### WHAT IS NEEDED
Line by line, repeat the data below exactly, beginning at the first line and ending at the line with "-5.56, -5.26, -5]". Omit pictures.
── DATA PROVIDED ──
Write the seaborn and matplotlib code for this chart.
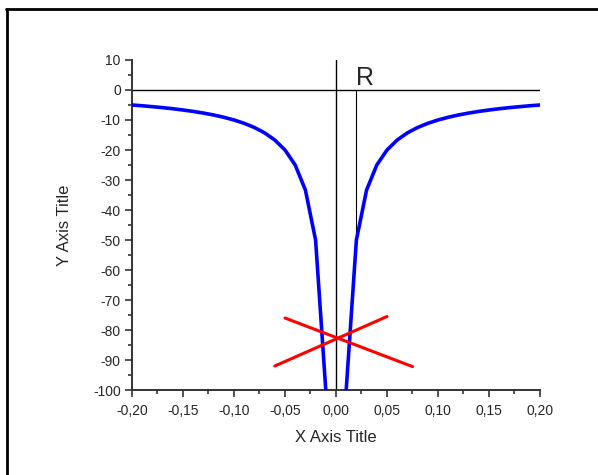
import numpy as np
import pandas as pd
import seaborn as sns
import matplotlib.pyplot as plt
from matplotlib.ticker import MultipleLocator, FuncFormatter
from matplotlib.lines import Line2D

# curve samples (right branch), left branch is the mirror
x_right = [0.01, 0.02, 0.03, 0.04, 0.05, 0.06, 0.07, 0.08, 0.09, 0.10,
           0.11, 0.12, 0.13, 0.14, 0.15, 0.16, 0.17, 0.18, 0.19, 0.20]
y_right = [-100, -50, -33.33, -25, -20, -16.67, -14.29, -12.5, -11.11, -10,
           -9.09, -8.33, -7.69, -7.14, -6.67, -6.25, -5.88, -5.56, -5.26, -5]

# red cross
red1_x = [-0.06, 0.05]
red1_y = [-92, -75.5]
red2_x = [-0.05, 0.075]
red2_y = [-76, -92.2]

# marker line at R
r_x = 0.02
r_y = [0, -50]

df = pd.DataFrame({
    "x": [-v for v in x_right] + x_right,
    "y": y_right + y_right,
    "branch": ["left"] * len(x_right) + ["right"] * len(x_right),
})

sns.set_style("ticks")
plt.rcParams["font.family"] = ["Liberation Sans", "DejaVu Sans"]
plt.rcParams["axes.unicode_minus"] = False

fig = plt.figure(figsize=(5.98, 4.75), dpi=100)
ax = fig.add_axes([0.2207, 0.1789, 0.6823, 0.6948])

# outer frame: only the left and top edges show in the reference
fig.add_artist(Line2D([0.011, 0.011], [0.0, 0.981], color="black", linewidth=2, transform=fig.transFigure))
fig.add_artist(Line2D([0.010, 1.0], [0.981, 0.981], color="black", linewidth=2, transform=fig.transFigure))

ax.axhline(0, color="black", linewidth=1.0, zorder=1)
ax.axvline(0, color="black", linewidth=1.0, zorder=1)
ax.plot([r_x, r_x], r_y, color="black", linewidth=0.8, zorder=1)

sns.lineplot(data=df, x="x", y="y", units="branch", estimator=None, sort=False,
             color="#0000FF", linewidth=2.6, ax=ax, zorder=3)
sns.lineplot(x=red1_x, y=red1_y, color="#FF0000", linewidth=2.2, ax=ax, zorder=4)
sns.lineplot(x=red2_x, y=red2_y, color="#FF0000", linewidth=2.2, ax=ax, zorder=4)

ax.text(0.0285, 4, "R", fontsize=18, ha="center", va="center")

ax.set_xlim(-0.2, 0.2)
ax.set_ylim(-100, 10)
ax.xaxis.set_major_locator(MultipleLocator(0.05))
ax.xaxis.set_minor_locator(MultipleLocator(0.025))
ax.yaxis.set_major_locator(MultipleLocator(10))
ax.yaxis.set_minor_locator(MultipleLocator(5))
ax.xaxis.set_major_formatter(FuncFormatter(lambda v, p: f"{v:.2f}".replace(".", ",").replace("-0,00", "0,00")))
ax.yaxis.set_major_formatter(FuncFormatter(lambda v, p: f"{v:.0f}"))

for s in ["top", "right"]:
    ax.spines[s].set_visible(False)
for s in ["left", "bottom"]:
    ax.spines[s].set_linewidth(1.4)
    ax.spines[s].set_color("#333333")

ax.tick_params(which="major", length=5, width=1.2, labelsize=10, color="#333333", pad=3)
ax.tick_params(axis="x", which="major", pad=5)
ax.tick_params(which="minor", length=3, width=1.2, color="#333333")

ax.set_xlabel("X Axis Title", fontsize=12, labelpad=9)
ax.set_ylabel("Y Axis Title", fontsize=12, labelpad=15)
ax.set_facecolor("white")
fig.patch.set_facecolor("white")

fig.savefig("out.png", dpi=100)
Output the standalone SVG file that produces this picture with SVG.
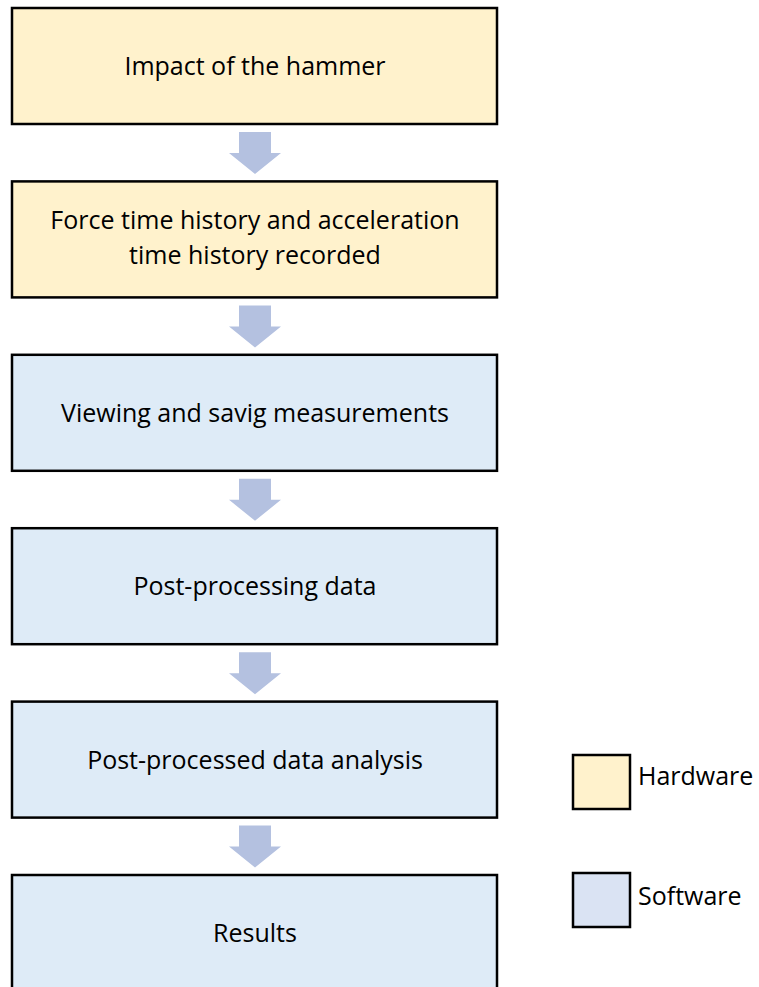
───
### EXERCISE RESULT
Write the seaborn and matplotlib code for this chart.
import numpy as np
import pandas as pd
import seaborn as sns
import matplotlib.pyplot as plt
from matplotlib.ticker import MultipleLocator, FuncFormatter
from matplotlib.lines import Line2D

# curve samples (right branch), left branch is the mirror
x_right = [0.01, 0.02, 0.03, 0.04, 0.05, 0.06, 0.07, 0.08, 0.09, 0.10,
           0.11, 0.12, 0.13, 0.14, 0.15, 0.16, 0.17, 0.18, 0.19, 0.20]
y_right = [-100, -50, -33.33, -25, -20, -16.67, -14.29, -12.5, -11.11, -10,
           -9.09, -8.33, -7.69, -7.14, -6.67, -6.25, -5.88, -5.56, -5.26, -5]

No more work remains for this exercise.